> **What to do**:
Only the lines from the one with "Emit a component" through the one with "const formatPct = (v: number)", inclusive, should be echoed exactly; pictures are left out.

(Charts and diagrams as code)

+===+

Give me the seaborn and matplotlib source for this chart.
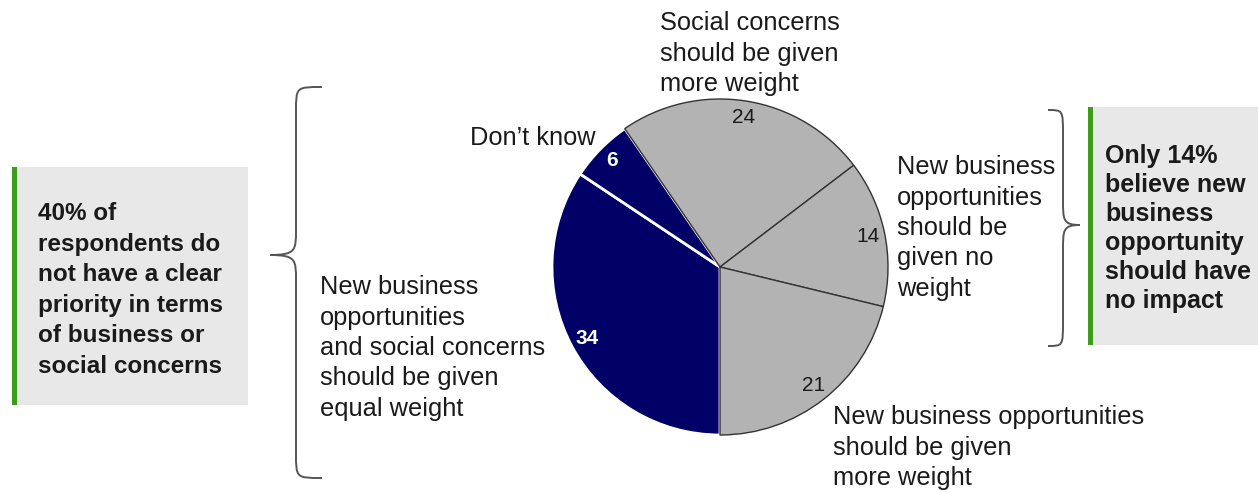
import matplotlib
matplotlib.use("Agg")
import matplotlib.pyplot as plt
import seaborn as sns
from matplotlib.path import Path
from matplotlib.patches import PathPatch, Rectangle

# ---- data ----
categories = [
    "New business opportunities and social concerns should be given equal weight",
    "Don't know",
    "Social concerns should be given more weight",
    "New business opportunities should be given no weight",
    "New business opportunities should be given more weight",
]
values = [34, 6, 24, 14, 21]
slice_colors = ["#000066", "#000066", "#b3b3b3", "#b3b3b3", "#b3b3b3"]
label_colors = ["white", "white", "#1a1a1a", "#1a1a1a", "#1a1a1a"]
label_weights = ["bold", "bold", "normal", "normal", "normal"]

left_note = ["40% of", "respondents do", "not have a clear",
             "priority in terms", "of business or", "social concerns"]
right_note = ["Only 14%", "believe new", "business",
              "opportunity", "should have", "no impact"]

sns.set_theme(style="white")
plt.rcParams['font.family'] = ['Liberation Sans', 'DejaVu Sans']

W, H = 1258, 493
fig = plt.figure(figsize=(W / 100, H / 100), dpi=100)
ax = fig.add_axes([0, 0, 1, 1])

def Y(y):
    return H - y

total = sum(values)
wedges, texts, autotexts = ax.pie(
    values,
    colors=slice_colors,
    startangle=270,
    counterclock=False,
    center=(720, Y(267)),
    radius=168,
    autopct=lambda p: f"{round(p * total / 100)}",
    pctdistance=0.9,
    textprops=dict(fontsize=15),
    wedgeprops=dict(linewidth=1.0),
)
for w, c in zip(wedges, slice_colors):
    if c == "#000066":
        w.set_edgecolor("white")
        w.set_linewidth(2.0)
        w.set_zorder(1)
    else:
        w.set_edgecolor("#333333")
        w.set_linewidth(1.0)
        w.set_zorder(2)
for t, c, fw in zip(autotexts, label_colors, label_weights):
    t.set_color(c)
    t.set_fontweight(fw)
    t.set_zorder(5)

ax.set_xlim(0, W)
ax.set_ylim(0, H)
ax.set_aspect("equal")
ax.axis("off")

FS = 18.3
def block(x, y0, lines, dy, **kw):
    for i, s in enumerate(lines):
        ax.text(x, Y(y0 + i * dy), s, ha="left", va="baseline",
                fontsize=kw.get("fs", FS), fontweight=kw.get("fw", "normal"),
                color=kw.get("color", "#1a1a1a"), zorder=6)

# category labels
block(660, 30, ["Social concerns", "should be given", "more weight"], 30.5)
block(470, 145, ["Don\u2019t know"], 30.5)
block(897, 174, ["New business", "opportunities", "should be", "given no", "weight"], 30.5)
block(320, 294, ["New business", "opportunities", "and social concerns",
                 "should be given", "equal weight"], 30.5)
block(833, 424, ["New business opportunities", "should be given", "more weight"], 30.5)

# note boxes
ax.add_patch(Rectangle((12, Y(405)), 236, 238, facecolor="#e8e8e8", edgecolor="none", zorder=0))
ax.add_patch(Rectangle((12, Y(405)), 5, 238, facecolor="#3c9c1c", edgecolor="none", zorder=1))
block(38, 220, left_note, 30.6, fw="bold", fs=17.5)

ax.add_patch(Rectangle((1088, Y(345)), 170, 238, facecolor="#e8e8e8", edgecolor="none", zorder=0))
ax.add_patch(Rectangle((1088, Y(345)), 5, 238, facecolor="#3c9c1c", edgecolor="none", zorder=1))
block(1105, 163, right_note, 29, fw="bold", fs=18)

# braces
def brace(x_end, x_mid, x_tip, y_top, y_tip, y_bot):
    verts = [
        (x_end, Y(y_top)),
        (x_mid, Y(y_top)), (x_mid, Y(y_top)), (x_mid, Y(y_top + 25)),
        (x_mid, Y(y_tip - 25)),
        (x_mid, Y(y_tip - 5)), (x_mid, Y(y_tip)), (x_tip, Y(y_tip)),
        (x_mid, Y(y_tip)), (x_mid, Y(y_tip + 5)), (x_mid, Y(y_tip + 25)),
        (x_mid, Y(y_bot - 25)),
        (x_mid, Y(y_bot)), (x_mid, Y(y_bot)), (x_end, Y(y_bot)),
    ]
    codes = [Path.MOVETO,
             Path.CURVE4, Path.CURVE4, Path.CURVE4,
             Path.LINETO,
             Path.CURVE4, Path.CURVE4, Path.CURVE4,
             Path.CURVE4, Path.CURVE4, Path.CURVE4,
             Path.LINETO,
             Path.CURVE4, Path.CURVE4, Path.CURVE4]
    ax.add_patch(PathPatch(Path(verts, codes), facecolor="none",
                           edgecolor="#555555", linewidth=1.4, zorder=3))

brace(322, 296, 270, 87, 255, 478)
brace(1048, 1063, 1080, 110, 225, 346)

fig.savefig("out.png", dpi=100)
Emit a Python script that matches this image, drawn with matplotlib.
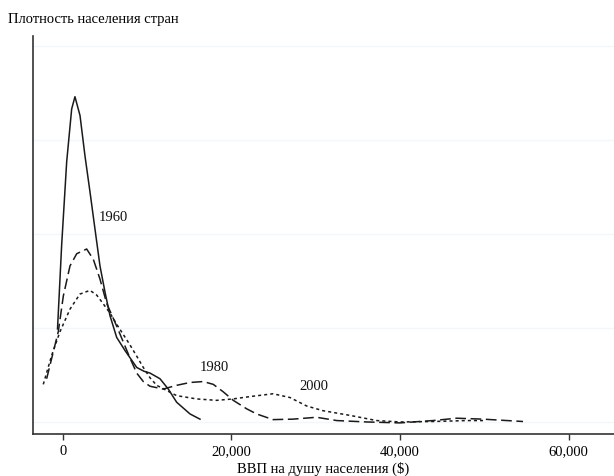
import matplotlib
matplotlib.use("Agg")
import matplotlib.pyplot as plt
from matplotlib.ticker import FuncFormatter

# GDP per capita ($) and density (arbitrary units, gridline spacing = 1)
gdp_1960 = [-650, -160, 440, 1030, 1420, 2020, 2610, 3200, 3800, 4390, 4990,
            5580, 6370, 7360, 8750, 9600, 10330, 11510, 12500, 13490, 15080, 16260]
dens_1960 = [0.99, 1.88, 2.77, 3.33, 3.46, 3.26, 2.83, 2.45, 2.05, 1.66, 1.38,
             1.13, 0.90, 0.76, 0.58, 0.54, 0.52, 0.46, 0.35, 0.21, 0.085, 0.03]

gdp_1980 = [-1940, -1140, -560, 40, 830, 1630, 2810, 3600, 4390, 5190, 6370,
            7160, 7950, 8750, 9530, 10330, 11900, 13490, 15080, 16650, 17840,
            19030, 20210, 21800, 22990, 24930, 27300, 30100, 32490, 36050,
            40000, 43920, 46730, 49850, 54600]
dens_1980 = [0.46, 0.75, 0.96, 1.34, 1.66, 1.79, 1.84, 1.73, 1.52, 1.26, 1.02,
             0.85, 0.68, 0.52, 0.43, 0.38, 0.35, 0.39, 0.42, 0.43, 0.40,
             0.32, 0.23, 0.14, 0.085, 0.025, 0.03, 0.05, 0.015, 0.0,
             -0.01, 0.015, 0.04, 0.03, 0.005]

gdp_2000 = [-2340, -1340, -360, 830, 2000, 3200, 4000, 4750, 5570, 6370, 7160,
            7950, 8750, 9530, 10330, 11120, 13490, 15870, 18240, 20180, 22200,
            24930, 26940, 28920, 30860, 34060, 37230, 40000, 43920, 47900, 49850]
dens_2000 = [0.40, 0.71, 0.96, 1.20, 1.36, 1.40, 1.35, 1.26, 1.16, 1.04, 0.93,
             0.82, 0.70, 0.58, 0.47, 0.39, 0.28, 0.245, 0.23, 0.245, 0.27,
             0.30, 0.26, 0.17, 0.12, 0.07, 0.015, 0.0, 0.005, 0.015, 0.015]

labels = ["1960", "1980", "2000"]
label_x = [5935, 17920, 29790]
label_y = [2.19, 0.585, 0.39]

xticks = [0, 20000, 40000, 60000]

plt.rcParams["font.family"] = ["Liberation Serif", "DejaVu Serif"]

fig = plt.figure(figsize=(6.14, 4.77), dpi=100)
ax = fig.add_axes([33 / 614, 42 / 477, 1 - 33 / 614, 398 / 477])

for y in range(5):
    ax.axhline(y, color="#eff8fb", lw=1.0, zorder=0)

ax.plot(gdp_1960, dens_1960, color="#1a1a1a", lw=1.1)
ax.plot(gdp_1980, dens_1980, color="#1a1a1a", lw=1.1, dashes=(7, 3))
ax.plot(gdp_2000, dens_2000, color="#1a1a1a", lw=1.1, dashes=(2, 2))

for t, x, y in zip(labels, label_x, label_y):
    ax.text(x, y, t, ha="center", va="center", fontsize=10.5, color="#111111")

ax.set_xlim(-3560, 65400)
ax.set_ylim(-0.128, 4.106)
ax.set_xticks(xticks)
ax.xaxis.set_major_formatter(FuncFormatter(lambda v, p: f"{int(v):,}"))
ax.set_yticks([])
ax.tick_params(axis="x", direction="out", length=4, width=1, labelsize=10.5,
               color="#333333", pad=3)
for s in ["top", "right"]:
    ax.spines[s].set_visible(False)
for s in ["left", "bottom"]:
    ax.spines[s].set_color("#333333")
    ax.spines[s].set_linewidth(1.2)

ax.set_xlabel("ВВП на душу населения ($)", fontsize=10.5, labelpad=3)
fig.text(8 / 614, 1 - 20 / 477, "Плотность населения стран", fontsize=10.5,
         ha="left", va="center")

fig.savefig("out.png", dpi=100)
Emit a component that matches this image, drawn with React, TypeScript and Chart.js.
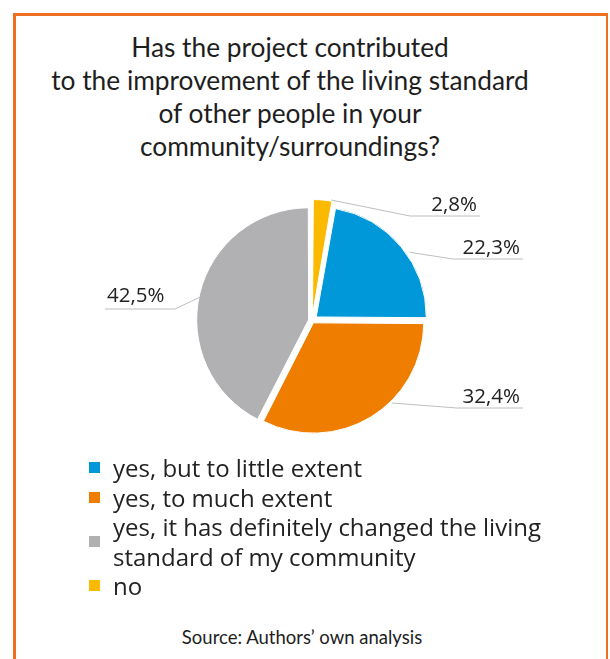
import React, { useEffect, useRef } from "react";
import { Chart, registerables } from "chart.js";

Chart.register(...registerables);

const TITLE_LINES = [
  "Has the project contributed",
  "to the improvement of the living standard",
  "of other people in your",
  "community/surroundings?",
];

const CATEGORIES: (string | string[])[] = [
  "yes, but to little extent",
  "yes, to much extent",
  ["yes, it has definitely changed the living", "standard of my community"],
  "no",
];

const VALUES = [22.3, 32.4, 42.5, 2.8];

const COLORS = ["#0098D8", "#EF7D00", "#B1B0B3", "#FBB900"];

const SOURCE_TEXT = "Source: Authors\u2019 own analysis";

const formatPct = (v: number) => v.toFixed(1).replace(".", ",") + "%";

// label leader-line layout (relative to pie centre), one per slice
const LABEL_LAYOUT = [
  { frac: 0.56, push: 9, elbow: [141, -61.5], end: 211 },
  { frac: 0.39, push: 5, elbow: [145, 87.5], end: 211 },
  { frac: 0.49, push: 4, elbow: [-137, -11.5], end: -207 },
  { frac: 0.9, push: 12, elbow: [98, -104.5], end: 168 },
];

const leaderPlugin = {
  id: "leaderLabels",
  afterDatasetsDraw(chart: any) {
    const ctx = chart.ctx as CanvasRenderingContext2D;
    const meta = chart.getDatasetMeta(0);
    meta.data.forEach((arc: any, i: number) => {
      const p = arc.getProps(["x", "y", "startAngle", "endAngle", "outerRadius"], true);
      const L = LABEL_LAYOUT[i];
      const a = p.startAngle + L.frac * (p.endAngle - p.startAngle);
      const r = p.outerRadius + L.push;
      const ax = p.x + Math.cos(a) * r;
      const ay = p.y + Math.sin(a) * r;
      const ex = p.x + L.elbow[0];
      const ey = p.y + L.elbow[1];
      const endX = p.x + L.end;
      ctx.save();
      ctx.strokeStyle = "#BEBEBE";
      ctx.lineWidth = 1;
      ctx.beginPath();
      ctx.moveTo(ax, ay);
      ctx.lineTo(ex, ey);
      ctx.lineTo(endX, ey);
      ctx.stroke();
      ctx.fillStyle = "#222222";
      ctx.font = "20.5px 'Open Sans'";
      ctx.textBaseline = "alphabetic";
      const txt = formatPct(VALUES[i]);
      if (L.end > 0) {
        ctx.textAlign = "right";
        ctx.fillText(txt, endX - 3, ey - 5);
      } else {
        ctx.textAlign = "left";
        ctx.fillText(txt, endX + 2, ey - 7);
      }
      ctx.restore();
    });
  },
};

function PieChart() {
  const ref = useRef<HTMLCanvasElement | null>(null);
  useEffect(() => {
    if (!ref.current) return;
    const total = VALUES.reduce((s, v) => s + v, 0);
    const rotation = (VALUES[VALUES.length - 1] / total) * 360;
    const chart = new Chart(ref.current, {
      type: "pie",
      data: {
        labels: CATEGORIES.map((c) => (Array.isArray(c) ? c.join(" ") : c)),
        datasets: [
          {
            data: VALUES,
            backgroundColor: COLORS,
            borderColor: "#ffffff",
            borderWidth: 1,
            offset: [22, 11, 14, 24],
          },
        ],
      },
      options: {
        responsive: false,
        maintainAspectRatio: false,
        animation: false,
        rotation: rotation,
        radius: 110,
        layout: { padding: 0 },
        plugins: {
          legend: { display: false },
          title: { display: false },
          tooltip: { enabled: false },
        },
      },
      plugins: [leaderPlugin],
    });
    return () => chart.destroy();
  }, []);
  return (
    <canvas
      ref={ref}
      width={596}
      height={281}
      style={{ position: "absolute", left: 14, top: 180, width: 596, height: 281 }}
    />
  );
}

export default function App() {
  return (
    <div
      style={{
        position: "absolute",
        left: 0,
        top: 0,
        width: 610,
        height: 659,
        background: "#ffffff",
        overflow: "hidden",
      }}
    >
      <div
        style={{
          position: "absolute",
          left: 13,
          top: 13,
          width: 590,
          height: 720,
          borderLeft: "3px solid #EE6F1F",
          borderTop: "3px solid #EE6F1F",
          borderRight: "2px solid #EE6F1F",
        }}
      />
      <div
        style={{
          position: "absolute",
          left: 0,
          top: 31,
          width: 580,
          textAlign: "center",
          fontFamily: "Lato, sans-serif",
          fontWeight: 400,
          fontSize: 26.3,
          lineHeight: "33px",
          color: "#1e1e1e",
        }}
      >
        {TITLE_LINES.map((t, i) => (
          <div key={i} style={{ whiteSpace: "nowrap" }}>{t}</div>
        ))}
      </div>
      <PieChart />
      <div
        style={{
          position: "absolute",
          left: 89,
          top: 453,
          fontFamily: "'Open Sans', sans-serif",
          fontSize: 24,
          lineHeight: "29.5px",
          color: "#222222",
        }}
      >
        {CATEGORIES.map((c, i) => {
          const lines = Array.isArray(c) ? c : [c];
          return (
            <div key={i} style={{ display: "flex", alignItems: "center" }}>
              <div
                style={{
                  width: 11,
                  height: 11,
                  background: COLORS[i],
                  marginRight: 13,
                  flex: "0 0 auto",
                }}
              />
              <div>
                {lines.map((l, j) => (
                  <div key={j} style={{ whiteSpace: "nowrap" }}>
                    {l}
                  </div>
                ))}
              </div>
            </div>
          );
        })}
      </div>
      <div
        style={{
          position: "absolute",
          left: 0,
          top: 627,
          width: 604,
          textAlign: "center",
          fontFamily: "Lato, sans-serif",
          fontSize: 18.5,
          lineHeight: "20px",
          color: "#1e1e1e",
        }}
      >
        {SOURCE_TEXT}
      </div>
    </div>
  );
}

+===+

> **Answer in full**:
Emit a component that matches this image, drawn with React, TypeScript and Chart.js.
import React, { useEffect, useRef } from "react";
import { Chart, registerables } from "chart.js";

Chart.register(...registerables);

const TITLE_LINES = [
  "Has the project contributed",
  "to the improvement of the living standard",
  "of other people in your",
  "community/surroundings?",
];

const CATEGORIES: (string | string[])[] = [
  "yes, but to little extent",
  "yes, to much extent",
  ["yes, it has definitely changed the living", "standard of my community"],
  "no",
];

const VALUES = [22.3, 32.4, 42.5, 2.8];

const COLORS = ["#0098D8", "#EF7D00", "#B1B0B3", "#FBB900"];

const SOURCE_TEXT = "Source: Authors\u2019 own analysis";

const formatPct = (v: number) => v.toFixed(1).replace(".", ",") + "%";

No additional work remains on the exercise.